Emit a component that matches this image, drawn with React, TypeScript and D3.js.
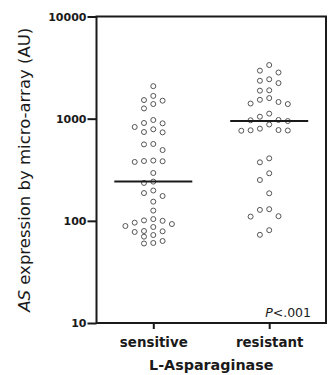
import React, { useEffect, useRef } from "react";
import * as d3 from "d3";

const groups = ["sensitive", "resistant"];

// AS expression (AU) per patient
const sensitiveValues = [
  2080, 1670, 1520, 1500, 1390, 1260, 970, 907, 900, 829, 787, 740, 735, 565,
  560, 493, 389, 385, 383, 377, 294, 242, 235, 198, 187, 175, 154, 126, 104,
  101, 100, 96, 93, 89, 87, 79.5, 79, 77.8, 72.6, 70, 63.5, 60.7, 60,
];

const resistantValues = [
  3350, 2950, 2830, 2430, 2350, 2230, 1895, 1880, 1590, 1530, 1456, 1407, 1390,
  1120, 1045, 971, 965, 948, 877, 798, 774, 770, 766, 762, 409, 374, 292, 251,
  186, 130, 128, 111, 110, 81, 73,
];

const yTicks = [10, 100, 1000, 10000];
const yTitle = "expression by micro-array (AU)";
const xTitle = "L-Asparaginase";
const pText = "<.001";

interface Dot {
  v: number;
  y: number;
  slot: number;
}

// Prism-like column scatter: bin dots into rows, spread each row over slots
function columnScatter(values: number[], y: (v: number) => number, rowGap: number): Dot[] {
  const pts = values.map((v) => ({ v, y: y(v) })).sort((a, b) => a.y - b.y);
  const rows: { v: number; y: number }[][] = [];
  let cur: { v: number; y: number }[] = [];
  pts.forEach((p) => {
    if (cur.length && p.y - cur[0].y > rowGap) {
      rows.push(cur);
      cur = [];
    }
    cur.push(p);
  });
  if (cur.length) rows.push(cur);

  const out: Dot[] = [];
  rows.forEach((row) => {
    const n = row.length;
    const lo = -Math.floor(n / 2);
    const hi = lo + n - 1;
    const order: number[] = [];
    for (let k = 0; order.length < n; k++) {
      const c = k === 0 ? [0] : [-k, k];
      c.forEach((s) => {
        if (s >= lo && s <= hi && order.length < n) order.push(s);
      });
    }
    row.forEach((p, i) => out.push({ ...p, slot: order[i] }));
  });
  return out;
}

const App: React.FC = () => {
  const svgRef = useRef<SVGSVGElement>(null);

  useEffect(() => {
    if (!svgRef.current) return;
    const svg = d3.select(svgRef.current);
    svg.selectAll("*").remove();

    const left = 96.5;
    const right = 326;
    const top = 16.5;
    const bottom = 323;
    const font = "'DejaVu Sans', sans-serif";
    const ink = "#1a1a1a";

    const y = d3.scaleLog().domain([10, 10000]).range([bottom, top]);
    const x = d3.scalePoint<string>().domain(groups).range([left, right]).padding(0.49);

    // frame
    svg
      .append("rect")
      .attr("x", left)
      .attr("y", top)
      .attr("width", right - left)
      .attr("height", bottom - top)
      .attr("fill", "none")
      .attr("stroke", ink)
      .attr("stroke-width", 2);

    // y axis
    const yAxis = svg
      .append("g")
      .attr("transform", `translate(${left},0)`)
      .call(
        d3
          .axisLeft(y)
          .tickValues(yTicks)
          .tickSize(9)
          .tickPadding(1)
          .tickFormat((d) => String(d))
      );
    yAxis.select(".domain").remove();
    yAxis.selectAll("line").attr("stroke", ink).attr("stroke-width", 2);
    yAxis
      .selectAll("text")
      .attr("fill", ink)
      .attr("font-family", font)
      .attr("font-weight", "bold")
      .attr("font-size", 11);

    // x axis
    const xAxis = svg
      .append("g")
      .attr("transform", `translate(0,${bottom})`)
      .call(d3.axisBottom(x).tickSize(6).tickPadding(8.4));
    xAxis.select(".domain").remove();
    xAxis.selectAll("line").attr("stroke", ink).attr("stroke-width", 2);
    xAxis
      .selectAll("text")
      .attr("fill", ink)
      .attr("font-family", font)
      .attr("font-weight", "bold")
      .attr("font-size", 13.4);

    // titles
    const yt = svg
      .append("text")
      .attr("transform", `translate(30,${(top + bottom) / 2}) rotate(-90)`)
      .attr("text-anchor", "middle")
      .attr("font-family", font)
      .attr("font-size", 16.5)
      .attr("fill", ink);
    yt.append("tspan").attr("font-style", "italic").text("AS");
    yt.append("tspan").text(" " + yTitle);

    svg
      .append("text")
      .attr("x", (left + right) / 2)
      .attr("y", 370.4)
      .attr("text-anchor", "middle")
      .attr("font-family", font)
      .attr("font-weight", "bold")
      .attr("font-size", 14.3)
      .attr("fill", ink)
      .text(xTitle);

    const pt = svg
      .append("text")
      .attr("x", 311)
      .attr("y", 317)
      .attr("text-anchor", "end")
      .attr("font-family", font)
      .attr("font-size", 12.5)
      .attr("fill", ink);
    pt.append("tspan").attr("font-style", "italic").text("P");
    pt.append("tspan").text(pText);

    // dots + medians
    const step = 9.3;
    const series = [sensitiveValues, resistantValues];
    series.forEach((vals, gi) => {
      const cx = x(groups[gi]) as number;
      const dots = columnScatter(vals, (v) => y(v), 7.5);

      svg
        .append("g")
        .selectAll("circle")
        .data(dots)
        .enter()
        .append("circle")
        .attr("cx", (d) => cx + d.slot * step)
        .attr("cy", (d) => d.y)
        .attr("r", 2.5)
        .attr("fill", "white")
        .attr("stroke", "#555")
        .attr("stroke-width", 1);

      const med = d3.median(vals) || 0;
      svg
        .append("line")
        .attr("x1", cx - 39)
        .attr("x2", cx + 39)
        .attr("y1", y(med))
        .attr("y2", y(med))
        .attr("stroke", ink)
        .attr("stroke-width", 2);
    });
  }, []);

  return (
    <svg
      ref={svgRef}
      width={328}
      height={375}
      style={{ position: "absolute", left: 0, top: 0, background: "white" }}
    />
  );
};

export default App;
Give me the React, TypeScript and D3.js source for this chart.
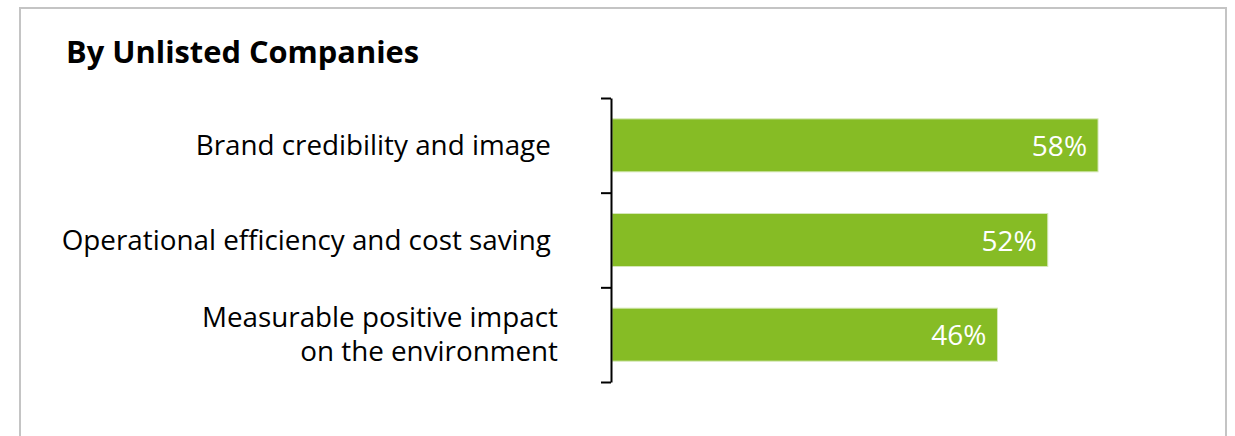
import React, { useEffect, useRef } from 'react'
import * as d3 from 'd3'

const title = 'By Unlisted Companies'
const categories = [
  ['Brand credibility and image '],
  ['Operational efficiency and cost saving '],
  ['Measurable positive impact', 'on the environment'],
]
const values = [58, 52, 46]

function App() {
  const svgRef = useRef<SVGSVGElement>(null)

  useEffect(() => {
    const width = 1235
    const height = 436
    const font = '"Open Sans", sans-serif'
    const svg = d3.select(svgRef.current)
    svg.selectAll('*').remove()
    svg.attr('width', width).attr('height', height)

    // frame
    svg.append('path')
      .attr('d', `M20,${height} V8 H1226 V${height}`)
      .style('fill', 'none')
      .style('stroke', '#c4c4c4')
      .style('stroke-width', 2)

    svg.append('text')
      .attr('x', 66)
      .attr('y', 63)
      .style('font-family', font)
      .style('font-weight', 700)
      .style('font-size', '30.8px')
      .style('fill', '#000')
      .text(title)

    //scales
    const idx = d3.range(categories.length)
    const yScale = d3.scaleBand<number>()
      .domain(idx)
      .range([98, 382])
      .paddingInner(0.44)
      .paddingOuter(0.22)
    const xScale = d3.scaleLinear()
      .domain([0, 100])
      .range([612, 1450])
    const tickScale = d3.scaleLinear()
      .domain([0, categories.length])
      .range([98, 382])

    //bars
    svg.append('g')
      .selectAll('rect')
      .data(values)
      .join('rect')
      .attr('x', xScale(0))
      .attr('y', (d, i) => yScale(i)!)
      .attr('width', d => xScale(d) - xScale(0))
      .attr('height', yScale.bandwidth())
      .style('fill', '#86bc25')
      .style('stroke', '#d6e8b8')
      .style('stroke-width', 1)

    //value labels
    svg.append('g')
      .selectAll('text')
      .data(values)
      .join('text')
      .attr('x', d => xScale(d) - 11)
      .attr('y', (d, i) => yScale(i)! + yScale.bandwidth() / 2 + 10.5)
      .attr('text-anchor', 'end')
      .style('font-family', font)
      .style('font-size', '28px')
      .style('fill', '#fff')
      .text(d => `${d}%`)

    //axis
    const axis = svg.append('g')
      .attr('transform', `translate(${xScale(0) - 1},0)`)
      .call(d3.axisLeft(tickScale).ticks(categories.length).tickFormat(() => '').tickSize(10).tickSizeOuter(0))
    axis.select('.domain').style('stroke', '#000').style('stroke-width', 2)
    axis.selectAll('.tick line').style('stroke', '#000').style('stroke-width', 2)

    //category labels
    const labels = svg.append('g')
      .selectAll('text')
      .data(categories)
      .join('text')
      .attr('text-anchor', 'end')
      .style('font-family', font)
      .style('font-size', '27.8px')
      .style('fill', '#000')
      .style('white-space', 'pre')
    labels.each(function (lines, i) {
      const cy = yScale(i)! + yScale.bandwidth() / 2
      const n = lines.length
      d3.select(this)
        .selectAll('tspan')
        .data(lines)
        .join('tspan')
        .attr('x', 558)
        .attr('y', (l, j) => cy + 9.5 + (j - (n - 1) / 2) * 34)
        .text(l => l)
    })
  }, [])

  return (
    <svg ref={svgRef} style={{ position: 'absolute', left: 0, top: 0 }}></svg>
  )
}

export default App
────────
What you need to do:
Scan the entries above. Copy each line that has the string "this".

Final answer:
Emit a component that matches this image, drawn with React, TypeScript and D3.js.
Give me the React, TypeScript and D3.js source for this chart.
      d3.select(this)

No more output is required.